Куда там! Чем большие уступки делал Иван Васильевич, тем сильнее задирали свои требования Баторий и паны. Заявляли, что русские должны отдать Псков, Новгород, Смоленск, Северщину и еще заплатить за издержки 400 тыс. золотых. И даже такие претензии были не окончательными! В начале 1581 г. король объявил на сейме: «Судьба предает вам, кажется, все государство Московское!..Дотоле нет для нас мира!» И сейм воспринял это с огромным воодушевлением. Бурно и дружно поддержал короля, постановил продлить сбор налогов на войну, причем сразу на два, а по некоторым местностям на три года.

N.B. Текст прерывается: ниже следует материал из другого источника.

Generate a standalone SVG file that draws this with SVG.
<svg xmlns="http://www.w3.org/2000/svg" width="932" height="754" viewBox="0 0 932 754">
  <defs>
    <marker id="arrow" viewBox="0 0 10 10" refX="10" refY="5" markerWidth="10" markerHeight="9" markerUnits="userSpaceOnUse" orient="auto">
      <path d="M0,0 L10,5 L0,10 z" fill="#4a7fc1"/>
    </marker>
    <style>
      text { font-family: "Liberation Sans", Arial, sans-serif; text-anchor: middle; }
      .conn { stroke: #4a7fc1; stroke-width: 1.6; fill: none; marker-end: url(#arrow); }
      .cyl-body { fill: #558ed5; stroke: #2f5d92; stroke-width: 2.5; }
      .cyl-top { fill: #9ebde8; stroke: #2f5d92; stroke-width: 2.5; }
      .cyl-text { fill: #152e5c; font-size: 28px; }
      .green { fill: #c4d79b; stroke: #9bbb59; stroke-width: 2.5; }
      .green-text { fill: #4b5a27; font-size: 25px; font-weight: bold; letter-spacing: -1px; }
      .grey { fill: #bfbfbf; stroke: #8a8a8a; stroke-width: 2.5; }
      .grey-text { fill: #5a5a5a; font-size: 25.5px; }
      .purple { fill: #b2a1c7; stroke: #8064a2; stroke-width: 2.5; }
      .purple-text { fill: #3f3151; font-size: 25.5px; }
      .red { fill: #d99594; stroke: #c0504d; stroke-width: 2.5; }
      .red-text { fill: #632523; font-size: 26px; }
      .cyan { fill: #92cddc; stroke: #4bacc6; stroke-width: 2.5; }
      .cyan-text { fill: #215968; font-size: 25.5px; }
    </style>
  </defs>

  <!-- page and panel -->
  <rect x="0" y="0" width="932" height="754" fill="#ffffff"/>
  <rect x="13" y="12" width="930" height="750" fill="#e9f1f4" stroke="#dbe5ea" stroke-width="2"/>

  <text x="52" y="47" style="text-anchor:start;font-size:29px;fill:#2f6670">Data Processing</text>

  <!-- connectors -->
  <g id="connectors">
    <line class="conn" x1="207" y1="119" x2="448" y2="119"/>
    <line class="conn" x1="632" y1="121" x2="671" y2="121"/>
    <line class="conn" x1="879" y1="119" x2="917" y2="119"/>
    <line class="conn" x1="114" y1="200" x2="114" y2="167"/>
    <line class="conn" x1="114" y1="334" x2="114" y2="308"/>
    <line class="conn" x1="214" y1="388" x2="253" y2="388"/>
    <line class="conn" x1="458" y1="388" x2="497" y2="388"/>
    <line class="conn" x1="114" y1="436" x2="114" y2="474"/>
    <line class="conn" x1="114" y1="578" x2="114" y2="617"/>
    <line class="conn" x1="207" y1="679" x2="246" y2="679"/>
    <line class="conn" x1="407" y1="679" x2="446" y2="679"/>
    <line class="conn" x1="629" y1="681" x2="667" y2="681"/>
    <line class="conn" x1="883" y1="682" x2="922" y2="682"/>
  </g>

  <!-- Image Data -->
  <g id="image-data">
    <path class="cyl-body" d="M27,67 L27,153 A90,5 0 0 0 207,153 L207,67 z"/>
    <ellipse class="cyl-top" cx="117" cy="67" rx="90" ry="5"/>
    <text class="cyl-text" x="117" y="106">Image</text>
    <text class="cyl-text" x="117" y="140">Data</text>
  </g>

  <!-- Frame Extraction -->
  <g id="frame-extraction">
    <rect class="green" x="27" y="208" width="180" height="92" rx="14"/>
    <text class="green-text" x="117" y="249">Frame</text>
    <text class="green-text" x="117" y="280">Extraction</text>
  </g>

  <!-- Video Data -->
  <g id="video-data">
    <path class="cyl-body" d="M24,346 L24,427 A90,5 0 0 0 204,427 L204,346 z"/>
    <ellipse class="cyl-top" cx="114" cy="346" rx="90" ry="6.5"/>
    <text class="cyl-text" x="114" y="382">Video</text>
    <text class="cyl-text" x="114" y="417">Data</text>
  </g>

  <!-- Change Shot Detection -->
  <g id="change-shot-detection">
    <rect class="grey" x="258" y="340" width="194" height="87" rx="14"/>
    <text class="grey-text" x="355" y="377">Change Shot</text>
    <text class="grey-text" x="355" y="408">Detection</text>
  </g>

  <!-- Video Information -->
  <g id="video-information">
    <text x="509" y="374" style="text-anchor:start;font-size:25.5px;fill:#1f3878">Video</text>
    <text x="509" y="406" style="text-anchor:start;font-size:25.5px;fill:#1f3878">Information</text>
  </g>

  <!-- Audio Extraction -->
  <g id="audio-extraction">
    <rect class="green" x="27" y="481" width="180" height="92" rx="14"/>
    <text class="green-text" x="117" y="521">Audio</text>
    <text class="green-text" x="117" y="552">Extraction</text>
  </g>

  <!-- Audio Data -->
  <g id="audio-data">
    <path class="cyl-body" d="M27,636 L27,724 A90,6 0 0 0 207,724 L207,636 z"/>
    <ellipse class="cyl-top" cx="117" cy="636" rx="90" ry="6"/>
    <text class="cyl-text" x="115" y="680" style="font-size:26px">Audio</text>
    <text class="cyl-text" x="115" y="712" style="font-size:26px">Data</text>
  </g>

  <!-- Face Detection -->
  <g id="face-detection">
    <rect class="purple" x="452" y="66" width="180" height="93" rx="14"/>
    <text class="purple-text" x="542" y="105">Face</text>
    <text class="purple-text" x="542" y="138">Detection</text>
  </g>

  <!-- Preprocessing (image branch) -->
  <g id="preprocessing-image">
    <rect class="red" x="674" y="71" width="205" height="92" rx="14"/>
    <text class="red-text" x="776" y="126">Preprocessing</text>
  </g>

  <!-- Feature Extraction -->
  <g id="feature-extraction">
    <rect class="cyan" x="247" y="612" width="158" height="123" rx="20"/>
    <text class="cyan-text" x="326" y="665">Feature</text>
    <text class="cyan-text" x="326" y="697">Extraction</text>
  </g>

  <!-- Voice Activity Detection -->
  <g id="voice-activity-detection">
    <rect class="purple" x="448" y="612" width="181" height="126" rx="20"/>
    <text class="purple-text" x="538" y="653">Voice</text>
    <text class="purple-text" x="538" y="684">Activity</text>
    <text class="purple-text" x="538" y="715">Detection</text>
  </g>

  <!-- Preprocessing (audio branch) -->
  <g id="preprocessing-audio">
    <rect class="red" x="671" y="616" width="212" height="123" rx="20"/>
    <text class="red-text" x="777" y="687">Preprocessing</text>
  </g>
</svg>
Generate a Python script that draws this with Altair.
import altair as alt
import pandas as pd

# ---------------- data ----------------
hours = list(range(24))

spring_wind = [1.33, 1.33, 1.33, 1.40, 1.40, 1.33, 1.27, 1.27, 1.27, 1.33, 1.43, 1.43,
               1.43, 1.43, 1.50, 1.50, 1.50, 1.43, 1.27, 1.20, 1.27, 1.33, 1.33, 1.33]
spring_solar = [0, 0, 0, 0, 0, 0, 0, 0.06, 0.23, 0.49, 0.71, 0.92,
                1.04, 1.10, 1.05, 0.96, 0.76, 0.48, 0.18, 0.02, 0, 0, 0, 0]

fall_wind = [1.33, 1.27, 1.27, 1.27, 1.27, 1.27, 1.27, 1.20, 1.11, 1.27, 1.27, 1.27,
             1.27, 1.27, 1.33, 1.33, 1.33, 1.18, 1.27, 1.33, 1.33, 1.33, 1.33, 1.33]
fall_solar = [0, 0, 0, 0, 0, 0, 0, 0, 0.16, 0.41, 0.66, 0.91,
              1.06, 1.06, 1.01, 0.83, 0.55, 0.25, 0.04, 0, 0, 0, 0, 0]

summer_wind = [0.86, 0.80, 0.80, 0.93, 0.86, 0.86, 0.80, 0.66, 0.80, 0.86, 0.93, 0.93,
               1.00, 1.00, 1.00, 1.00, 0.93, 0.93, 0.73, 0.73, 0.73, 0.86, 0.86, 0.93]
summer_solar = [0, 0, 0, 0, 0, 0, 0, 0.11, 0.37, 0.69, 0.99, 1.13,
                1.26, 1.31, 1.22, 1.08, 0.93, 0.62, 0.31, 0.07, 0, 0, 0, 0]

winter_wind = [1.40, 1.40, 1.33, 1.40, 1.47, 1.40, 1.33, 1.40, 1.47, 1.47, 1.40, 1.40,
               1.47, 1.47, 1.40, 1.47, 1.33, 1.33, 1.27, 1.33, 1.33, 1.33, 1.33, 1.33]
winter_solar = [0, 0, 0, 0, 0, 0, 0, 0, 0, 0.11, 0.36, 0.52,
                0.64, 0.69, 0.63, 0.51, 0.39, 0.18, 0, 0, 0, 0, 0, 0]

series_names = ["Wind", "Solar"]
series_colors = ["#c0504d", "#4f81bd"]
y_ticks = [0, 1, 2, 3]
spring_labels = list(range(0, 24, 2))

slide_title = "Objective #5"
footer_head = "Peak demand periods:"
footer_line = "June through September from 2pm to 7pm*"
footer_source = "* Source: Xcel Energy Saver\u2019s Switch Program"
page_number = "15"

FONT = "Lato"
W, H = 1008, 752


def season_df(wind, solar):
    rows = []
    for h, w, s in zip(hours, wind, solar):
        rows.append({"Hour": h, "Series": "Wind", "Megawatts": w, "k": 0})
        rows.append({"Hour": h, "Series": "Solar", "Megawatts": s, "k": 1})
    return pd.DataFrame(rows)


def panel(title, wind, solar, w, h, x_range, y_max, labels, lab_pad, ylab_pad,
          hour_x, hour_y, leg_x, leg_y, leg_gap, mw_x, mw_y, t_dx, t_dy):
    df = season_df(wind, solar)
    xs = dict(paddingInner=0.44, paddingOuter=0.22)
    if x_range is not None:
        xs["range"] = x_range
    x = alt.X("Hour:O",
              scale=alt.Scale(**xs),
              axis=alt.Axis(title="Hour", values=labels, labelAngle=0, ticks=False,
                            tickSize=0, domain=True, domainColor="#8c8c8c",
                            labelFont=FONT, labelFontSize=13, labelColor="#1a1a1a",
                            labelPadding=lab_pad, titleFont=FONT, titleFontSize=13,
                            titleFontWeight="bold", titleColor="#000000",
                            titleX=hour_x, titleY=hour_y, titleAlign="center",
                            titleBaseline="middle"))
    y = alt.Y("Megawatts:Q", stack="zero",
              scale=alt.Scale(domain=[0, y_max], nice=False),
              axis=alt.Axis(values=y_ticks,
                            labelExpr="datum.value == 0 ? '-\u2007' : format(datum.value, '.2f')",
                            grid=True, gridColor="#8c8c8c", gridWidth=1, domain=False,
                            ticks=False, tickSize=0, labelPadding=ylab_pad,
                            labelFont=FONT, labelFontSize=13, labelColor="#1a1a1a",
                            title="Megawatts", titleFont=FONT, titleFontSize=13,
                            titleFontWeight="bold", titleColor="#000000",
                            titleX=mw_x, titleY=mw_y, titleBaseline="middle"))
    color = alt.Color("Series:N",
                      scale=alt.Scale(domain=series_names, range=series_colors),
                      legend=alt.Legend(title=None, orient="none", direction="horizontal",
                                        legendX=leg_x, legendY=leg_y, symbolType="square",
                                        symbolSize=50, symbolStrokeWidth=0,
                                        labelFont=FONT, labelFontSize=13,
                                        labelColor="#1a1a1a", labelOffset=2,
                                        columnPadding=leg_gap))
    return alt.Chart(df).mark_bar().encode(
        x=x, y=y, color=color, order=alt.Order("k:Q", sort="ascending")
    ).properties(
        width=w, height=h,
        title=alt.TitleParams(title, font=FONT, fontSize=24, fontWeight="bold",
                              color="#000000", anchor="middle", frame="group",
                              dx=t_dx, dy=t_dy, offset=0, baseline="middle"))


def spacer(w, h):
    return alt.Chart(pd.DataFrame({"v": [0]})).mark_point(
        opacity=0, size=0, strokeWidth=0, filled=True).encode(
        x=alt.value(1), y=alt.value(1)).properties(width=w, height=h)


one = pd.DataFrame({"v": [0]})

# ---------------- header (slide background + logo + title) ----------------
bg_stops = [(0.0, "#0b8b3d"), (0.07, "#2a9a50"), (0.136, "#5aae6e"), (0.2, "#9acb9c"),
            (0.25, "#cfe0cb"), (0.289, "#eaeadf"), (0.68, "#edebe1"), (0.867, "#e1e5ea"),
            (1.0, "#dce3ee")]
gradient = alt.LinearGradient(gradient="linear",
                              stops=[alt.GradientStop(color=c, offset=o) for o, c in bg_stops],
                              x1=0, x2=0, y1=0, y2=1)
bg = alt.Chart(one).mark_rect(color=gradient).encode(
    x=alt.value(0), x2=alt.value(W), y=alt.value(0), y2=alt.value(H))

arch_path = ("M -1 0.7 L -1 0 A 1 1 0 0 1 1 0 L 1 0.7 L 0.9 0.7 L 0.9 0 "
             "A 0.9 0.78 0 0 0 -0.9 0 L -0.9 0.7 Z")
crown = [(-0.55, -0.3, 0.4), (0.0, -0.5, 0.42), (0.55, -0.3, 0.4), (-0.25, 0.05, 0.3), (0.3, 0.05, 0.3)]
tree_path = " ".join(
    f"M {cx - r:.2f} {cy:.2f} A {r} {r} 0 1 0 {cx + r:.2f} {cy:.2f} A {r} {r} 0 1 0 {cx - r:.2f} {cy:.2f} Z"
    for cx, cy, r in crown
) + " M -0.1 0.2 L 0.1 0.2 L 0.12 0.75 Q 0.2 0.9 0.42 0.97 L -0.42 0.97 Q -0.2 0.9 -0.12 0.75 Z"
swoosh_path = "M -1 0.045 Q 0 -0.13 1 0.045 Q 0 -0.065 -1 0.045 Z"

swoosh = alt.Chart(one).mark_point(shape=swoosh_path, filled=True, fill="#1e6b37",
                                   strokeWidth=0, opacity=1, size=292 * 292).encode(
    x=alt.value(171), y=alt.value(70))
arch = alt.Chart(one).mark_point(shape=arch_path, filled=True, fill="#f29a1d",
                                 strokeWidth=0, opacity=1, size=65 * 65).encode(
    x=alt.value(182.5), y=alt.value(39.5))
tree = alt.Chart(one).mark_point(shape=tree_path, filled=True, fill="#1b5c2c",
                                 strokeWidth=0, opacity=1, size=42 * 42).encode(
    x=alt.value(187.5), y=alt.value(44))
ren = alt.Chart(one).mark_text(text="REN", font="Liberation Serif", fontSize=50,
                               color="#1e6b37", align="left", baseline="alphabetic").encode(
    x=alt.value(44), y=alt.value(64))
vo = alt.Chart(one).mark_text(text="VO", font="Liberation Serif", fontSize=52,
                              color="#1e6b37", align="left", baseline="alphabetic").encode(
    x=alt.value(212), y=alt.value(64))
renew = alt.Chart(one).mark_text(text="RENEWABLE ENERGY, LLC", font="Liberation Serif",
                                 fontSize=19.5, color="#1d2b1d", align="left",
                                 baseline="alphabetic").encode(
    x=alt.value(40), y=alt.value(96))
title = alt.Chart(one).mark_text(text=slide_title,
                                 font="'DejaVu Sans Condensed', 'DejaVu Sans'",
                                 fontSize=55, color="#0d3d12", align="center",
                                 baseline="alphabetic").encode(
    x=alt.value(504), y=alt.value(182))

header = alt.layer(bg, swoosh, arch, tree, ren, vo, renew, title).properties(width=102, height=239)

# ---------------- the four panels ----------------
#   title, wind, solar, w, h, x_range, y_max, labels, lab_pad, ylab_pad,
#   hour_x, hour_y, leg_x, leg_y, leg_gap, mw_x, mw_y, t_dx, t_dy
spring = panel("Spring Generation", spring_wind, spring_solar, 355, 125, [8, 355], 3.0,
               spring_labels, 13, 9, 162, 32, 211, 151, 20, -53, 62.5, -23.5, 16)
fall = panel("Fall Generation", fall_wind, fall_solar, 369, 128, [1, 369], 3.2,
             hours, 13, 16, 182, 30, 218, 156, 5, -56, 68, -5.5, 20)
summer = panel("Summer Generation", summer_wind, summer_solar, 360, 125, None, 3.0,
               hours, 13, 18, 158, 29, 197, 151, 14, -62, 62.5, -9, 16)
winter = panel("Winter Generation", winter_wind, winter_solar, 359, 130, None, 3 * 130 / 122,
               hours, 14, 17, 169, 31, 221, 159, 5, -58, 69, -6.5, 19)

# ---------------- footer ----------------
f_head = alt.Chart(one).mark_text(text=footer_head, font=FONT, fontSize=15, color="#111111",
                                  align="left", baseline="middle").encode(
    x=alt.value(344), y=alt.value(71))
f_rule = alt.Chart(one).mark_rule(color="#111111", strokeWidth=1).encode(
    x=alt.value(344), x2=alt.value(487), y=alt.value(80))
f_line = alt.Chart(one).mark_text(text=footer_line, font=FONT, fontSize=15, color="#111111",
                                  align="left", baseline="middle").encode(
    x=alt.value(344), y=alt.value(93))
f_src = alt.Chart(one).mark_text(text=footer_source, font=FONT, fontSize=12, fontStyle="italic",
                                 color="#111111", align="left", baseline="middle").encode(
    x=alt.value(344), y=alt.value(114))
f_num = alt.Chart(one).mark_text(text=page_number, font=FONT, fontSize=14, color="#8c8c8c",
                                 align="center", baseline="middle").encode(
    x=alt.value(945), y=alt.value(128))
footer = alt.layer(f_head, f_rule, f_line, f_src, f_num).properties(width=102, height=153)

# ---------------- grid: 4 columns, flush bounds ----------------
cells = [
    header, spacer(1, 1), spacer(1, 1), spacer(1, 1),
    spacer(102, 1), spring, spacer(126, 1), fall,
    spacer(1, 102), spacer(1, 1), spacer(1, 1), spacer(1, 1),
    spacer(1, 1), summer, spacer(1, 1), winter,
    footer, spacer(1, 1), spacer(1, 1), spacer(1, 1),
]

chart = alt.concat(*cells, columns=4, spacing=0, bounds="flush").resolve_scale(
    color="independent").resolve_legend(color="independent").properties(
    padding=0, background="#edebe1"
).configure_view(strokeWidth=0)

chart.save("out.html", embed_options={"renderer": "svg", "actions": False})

А письма Батория к царю становились все более наглыми. Разбирая прежние рассуждения Ивана Грозного о правах его династии, он объявлял, что московские государи были всего лишь «данниками перекопских ханов», что лучше получить корону по избранию, чем «родиться от дочери изменника Глинского». Ерничал: «Где же ты, Бог земли русской?» Издевательски приглашал государя выйти против него один на один на коне и давал ему советы почаще читать 50-й псалом — покаянный. Он был уверен, что Россия уже сломлена.
Шлем Ивана Грозного
Но вот что интересно: чем сильнее заносился Баторий, тем скромнее и корректнее вел себя Иван Васильевич. Строго соблюдал этикет. Вставал, встречая польских гонцов. Выслушав откровенную брань в королевских грамотах, отвечал тихо и вежливо. Учтиво прощался: «кланяйся от нас своему государю». Паны захлебывались от радости, громогласно объясняли поведение царя слабостью и трусостью. Нет. Это были не слабость и не трусость. Это было совсем иное. Смирение. В ужасающей ситуации государь брал себя в руки и держался сугубо по-православному Противопоставлял гордыни — смирение, брани — тишину, наглости — спокойствие. А Бог увидит, на чьей стороне правда. Хотя, наверное, ох как нелегко давались Грозному эти смирение и спокойствие!